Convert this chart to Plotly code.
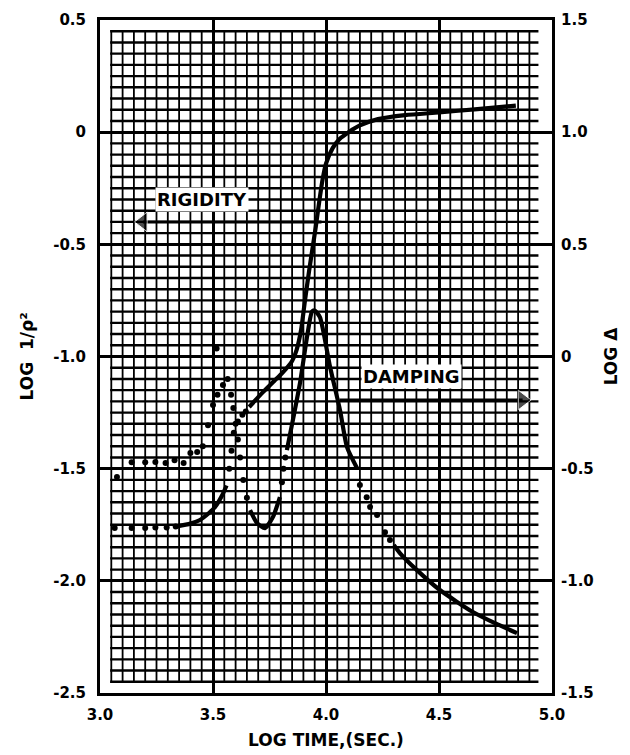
import plotly.graph_objects as go

# ---------------- data ----------------
# x : LOG TIME (sec)
# Rigidity, left axis (LOG 1/rho^2)
rig_dot1_x = [3.065, 3.14, 3.20, 3.245, 3.295, 3.335]
rig_dot1_y = [-1.765, -1.765, -1.765, -1.762, -1.762, -1.758]
rig_sol1_x = [3.34, 3.40, 3.44, 3.48, 3.51, 3.54, 3.56]
rig_sol1_y = [-1.757, -1.745, -1.73, -1.70, -1.67, -1.62, -1.575]
rig_dot2_x = [3.572, 3.582, 3.592, 3.61, 3.63, 3.645]
rig_dot2_y = [-1.50, -1.42, -1.34, -1.29, -1.26, -1.245]
rig_sol2_x = [3.66, 3.72, 3.77, 3.81, 3.85, 3.87, 3.89, 3.907, 3.925, 3.94,
              3.955, 3.97, 3.985, 4.00, 4.03, 4.06, 4.10, 4.15, 4.23, 4.35,
              4.50, 4.67, 4.84]
rig_sol2_y = [-1.225, -1.16, -1.11, -1.07, -1.02, -0.97, -0.88, -0.75, -0.62, -0.52,
              -0.42, -0.31, -0.21, -0.14, -0.07, -0.03, 0.0, 0.03, 0.058, 0.076,
              0.088, 0.103, 0.118]

# Damping, right axis (LOG delta)
dam_dot1_x = [3.075, 3.14, 3.20, 3.245, 3.29, 3.33, 3.37, 3.40, 3.43, 3.455,
              3.478, 3.50, 3.52, 3.544, 3.565, 3.516,
              3.58, 3.59, 3.60, 3.61, 3.62, 3.634, 3.65]
dam_dot1_y = [-0.537, -0.471, -0.471, -0.470, -0.475, -0.462, -0.475, -0.430, -0.426, -0.400,
              -0.306, -0.216, -0.170, -0.127, -0.100, 0.036,
              -0.17, -0.23, -0.30, -0.37, -0.45, -0.55, -0.63]
dam_sol1_x = [3.664, 3.695, 3.73, 3.765, 3.796]
dam_sol1_y = [-0.685, -0.743, -0.765, -0.716, -0.627]
dam_dot2_x = [3.805, 3.812, 3.82]
dam_dot2_y = [-0.56, -0.50, -0.45]
dam_sol2_x = [3.827, 3.86, 3.885, 3.916, 3.938, 3.95, 3.973, 4.018, 4.062, 4.093, 4.137]
dam_sol2_y = [-0.417, -0.25, -0.118, 0.087, 0.20, 0.205, 0.176, -0.047, -0.239, -0.404, -0.497]
dam_dot3_x = [4.15, 4.18, 4.195, 4.226, 4.261, 4.283]
dam_dot3_y = [-0.573, -0.627, -0.671, -0.707, -0.783, -0.818]
dam_sol3_x = [4.30, 4.327, 4.40, 4.504, 4.65, 4.75, 4.845]
dam_sol3_y = [-0.84, -0.876, -0.95, -1.041, -1.139, -1.19, -1.233]

# direction arrows (tail, head)
rig_arrow_x = [3.98, 3.19]
rig_arrow_y = [-0.40, -0.40]
dam_arrow_x = [4.06, 4.87]
dam_arrow_y = [-0.194, -0.194]

# tick labels
x_tick_vals = [3.0, 3.5, 4.0, 4.5, 5.0]
x_tick_text = ["3.0", "3.5", "4.0", "4.5", "5.0"]
yl_tick_vals = [0.5, 0.0, -0.5, -1.0, -1.5, -2.0, -2.5]
yl_tick_text = ["0.5", "0", "-0.5", "-1.0", "-1.5", "-2.0", "-2.5"]
yr_tick_vals = [1.5, 1.0, 0.5, 0.0, -0.5, -1.0, -1.5]
yr_tick_text = ["1.5", "1.0", "0.5", "0", "-0.5", "-1.0", "-1.5"]

# ---------------- figure ----------------
FONT = "DejaVu Sans"
BLACK = "#000000"
LW = 4.2
MS = 6

fig = go.Figure()

def solid(x, y, yaxis):
    fig.add_trace(go.Scatter(x=x, y=y, mode="lines", yaxis=yaxis,
                             line=dict(color=BLACK, width=LW, shape="spline", smoothing=0.6),
                             showlegend=False))

def dotted(x, y, yaxis):
    fig.add_trace(go.Scatter(x=x, y=y, mode="markers", yaxis=yaxis,
                             marker=dict(color=BLACK, size=MS, symbol="circle"),
                             showlegend=False))

def arrow(x, y, yaxis, head):
    fig.add_trace(go.Scatter(x=x, y=y, mode="lines+markers", yaxis=yaxis,
                             line=dict(color=BLACK, width=3),
                             marker=dict(color=BLACK, size=[0, 17], symbol=["circle", head]),
                             showlegend=False))

dotted(rig_dot1_x, rig_dot1_y, "y")
solid(rig_sol1_x, rig_sol1_y, "y")
dotted(rig_dot2_x, rig_dot2_y, "y")
solid(rig_sol2_x, rig_sol2_y, "y")

dotted(dam_dot1_x, dam_dot1_y, "y2")
solid(dam_sol1_x, dam_sol1_y, "y2")
dotted(dam_dot2_x, dam_dot2_y, "y2")
solid(dam_sol2_x, dam_sol2_y, "y2")
dotted(dam_dot3_x, dam_dot3_y, "y2")
solid(dam_sol3_x, dam_sol3_y, "y2")

arrow(rig_arrow_x, rig_arrow_y, "y", "triangle-left")
arrow(dam_arrow_x, dam_arrow_y, "y2", "triangle-right")

# graph-paper ruling (every 0.05 unit) inside the frame
gx0, gx1 = 3.045, 4.94
gy0, gy1 = -2.455, 0.455
shapes = []
for k in range(-49, 10):          # horizontal rules  -2.45 ... 0.45
    yv = round(k * 0.05, 3)
    shapes.append(dict(type="line", xref="x", yref="y", x0=gx0, x1=gx1, y0=yv, y1=yv,
                       line=dict(color=BLACK, width=2.4), layer="below"))
for k in range(61, 99):           # vertical rules  3.05 ... 4.90
    xv = round(k * 0.05, 3)
    shapes.append(dict(type="line", xref="x", yref="y", x0=xv, x1=xv, y0=gy0, y1=gy1,
                       line=dict(color=BLACK, width=1.8), layer="below"))

tickfont = dict(family=FONT, size=15, color=BLACK, weight="bold")
titlefont = dict(family=FONT, size=17, color=BLACK, weight="bold")

fig.update_layout(
    width=630, height=755, autosize=False,
    margin=dict(l=100, r=78, t=20, b=62),
    paper_bgcolor="white",
    plot_bgcolor="white",
    showlegend=False,
    shapes=shapes,
    xaxis=dict(range=[3, 5], automargin=False,
               tickvals=x_tick_vals, ticktext=x_tick_text, tickfont=tickfont,
               ticks="", ticklabelstandoff=6, showgrid=True, gridcolor=BLACK, gridwidth=2.5,
               showline=True, mirror=True, linecolor=BLACK, linewidth=3, zeroline=False,
               title=dict(text="LOG TIME,(SEC.)", font=titlefont, standoff=12)),
    yaxis=dict(range=[-2.5, 0.5], automargin=False,
               tickvals=yl_tick_vals, ticktext=yl_tick_text, tickfont=tickfont,
               ticks="", ticklabelstandoff=8, showgrid=True, gridcolor=BLACK, gridwidth=2.8,
               showline=True, mirror=True, linecolor=BLACK, linewidth=3, zeroline=False,
               title=dict(text="LOG  1/ρ²", font=titlefont, standoff=16)),
    yaxis2=dict(overlaying="y", side="right", anchor="x", range=[-1.5, 1.5], automargin=False,
                tickvals=yr_tick_vals, ticktext=yr_tick_text, tickfont=tickfont,
                ticks="", ticklabelstandoff=8, showgrid=False, showline=False, zeroline=False,
                title=dict(text="LOG Δ", font=titlefont, standoff=12)),
    annotations=[
        dict(text="RIGIDITY", x=3.45, y=-0.30, xref="x", yref="y", showarrow=False,
             font=dict(family=FONT, size=18, color=BLACK, weight="bold"), bgcolor="white"),
        dict(text="DAMPING", x=4.38, y=-0.09, xref="x", yref="y2", showarrow=False,
             font=dict(family=FONT, size=18, color=BLACK, weight="bold"), bgcolor="white"),
    ],
)

fig.write_html("out.html")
***
**PROBLEM STATEMENT:** Emit the lines of the material exactly, from its first line to the line containing "0.088, 0.103, 0.118]", inclusive; leave every picture out.

**SOLUTION TO THE EXERCISE:**
Convert this chart to Plotly code.
import plotly.graph_objects as go

# ---------------- data ----------------
# x : LOG TIME (sec)
# Rigidity, left axis (LOG 1/rho^2)
rig_dot1_x = [3.065, 3.14, 3.20, 3.245, 3.295, 3.335]
rig_dot1_y = [-1.765, -1.765, -1.765, -1.762, -1.762, -1.758]
rig_sol1_x = [3.34, 3.40, 3.44, 3.48, 3.51, 3.54, 3.56]
rig_sol1_y = [-1.757, -1.745, -1.73, -1.70, -1.67, -1.62, -1.575]
rig_dot2_x = [3.572, 3.582, 3.592, 3.61, 3.63, 3.645]
rig_dot2_y = [-1.50, -1.42, -1.34, -1.29, -1.26, -1.245]
rig_sol2_x = [3.66, 3.72, 3.77, 3.81, 3.85, 3.87, 3.89, 3.907, 3.925, 3.94,
              3.955, 3.97, 3.985, 4.00, 4.03, 4.06, 4.10, 4.15, 4.23, 4.35,
              4.50, 4.67, 4.84]
rig_sol2_y = [-1.225, -1.16, -1.11, -1.07, -1.02, -0.97, -0.88, -0.75, -0.62, -0.52,
              -0.42, -0.31, -0.21, -0.14, -0.07, -0.03, 0.0, 0.03, 0.058, 0.076,
              0.088, 0.103, 0.118]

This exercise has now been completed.